----- Dataset section
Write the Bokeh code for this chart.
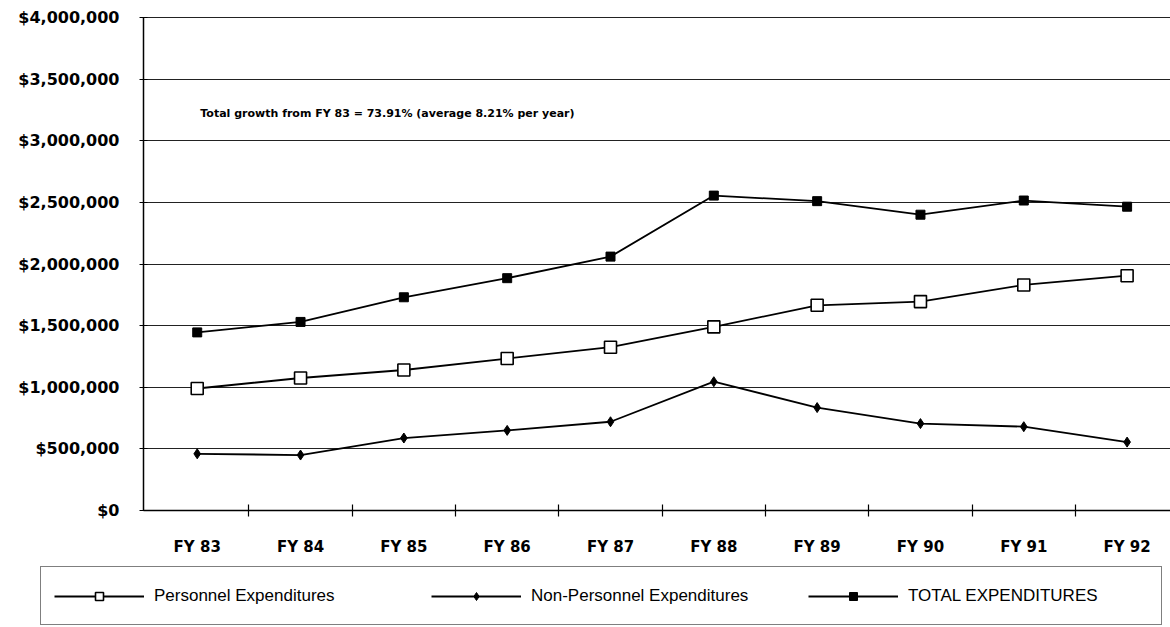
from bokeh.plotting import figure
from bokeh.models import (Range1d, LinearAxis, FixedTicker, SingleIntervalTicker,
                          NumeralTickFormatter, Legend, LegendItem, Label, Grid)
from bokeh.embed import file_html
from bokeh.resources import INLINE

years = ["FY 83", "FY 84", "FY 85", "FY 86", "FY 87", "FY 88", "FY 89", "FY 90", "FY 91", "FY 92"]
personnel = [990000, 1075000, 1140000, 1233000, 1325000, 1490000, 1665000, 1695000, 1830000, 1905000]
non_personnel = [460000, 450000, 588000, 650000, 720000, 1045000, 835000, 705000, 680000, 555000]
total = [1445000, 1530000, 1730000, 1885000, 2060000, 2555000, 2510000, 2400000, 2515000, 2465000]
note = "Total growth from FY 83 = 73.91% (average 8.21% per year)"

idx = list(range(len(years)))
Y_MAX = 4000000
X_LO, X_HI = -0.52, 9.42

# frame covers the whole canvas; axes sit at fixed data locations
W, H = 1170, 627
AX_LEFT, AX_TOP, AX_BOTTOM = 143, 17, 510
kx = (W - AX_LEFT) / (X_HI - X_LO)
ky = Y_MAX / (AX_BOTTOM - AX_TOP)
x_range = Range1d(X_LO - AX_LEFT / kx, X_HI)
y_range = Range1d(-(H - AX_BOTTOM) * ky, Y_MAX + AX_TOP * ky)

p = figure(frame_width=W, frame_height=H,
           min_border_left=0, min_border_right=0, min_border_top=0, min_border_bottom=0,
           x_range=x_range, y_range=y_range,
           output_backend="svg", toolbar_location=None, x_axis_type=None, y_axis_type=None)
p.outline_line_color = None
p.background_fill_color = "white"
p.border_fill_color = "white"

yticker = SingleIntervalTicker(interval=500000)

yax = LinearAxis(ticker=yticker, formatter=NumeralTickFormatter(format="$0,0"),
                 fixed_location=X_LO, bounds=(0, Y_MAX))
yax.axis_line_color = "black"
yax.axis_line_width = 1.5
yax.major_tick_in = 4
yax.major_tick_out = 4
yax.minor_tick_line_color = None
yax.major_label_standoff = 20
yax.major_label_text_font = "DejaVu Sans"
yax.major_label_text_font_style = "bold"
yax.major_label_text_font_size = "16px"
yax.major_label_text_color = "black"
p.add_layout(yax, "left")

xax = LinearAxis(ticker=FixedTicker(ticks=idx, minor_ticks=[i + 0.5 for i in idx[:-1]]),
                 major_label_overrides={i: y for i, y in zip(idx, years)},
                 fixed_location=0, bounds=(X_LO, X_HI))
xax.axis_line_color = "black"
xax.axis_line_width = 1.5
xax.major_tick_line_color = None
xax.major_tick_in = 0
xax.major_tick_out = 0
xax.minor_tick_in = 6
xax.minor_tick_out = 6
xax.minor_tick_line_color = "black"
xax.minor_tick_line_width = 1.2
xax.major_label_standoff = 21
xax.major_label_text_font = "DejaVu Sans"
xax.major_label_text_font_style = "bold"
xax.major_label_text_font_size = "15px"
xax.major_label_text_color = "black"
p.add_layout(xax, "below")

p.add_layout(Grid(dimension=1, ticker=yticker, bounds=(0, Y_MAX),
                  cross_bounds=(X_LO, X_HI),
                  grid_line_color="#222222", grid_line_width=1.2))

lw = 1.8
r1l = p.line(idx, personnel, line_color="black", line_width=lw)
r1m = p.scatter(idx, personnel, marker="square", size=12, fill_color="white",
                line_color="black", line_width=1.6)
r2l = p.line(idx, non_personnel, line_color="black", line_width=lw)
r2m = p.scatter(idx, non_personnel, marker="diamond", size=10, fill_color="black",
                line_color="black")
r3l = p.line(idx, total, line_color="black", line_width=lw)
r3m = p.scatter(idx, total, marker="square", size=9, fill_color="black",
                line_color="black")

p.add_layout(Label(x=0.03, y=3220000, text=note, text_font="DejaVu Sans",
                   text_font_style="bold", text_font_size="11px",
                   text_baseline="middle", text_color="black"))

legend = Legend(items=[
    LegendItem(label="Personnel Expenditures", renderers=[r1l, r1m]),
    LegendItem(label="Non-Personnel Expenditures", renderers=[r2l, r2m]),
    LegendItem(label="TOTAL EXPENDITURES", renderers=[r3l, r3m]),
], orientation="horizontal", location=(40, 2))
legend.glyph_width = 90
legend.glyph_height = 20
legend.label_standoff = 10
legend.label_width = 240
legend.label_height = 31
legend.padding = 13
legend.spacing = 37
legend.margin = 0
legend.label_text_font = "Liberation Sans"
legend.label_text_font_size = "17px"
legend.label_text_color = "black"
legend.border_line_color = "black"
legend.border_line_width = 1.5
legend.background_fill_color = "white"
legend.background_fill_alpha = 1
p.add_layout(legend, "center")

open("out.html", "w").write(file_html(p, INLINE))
----------
● **Exercise details**
Begin at the top of the material above and output each line exactly, stopping after the line that holds "yticker = SingleIntervalTicker(interval=500000)". Leave out pictures.

● **Written answer**
Write the Bokeh code for this chart.
from bokeh.plotting import figure
from bokeh.models import (Range1d, LinearAxis, FixedTicker, SingleIntervalTicker,
                          NumeralTickFormatter, Legend, LegendItem, Label, Grid)
from bokeh.embed import file_html
from bokeh.resources import INLINE

years = ["FY 83", "FY 84", "FY 85", "FY 86", "FY 87", "FY 88", "FY 89", "FY 90", "FY 91", "FY 92"]
personnel = [990000, 1075000, 1140000, 1233000, 1325000, 1490000, 1665000, 1695000, 1830000, 1905000]
non_personnel = [460000, 450000, 588000, 650000, 720000, 1045000, 835000, 705000, 680000, 555000]
total = [1445000, 1530000, 1730000, 1885000, 2060000, 2555000, 2510000, 2400000, 2515000, 2465000]
note = "Total growth from FY 83 = 73.91% (average 8.21% per year)"

idx = list(range(len(years)))
Y_MAX = 4000000
X_LO, X_HI = -0.52, 9.42

# frame covers the whole canvas; axes sit at fixed data locations
W, H = 1170, 627
AX_LEFT, AX_TOP, AX_BOTTOM = 143, 17, 510
kx = (W - AX_LEFT) / (X_HI - X_LO)
ky = Y_MAX / (AX_BOTTOM - AX_TOP)
x_range = Range1d(X_LO - AX_LEFT / kx, X_HI)
y_range = Range1d(-(H - AX_BOTTOM) * ky, Y_MAX + AX_TOP * ky)

p = figure(frame_width=W, frame_height=H,
           min_border_left=0, min_border_right=0, min_border_top=0, min_border_bottom=0,
           x_range=x_range, y_range=y_range,
           output_backend="svg", toolbar_location=None, x_axis_type=None, y_axis_type=None)
p.outline_line_color = None
p.background_fill_color = "white"
p.border_fill_color = "white"

yticker = SingleIntervalTicker(interval=500000)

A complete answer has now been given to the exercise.